Tomorrow my girlfriend and I leave for a five-day visit to her hometown in the western U.S.
It’s finally time for me to meet la mia ragazza la famiglia.
Her family did not take her coming out to them 15 years ago very well at all. Being homosexual was the worst thing she could do in the realm of my girlfriend’s parent’s very narrow view of and parameters around intimate pairings.
My girlfriend’s father has been dead for over two decades, but her mother persisted in her homophobia until maybe a year-and-a-half ago when a brick in the wall cracked.
She’s Italian, the mother, and when I was in Bologna, I sent, via my girlfriend, a message I had found on Italian Google, “Buona Festa Della Mamma.” It was as simple as that: “Happy Mother’s Day” relayed in Italian. And then the wall began to crumble.
I’d been hanging around her daughter for about nine months, and my girlfriend talked about me to her mother but received only an “Oh” response on the other end of the phone. However, when her mother found out I was in Italy, and I was there just because I wanted to be, that was magic. She (the mother) began asking what I was doing, what I was eating, and where I was visiting. I sent along photos, mailed a card to her mother, and bought a small gift for her.

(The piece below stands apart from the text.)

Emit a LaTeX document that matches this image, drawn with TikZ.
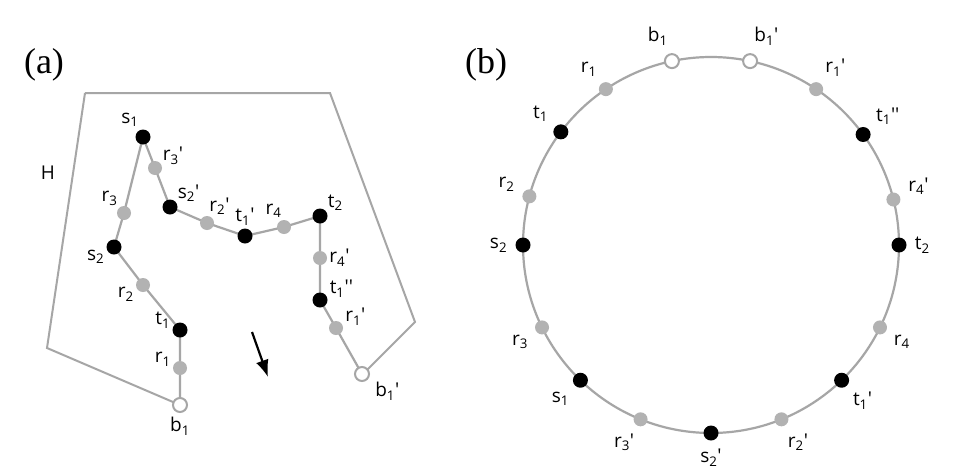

When I returned to Brooklyn, I Skyped with my girlfriend‘s mother, and she liked me. It seemed as though (and she acted like) she had never been a hardcore homophobe.
I know this has made my girlfriend very happy—to have her mother’s support of her primary intimate relationship 40-odd years later. I also think my gal must now have very intense and mixed feelings about visiting her mom and taking me with her. She must have deep, swirling feelings about the woman who birthed her, raised her and then denied a considerable part of her existence for so long, now embracing her girlfriend and what it means. (I might be stretching there because I’m not sure the mom fully understands or acknowledges what lesbianism means in political or sexual terms.)
I’m happy to meet the “Fockers” tomorrow. I don’t have the same homophobic experience with my own family of origin—they were accepting of my queerness from day one. So, I can sympathise with my girlfriend and be supportive, but I cannot imagine the depth of being rejected by family for my sexuality.
It will be interesting to meet my girlfriend’s mother and her aunts—her mother’s sisters—who have been asking about her “special friend” for the past two years. It’s all old school—and Italian—unfamiliar to me in terms of my own experience, but oh, so prevalent and sorry a story in the queer community.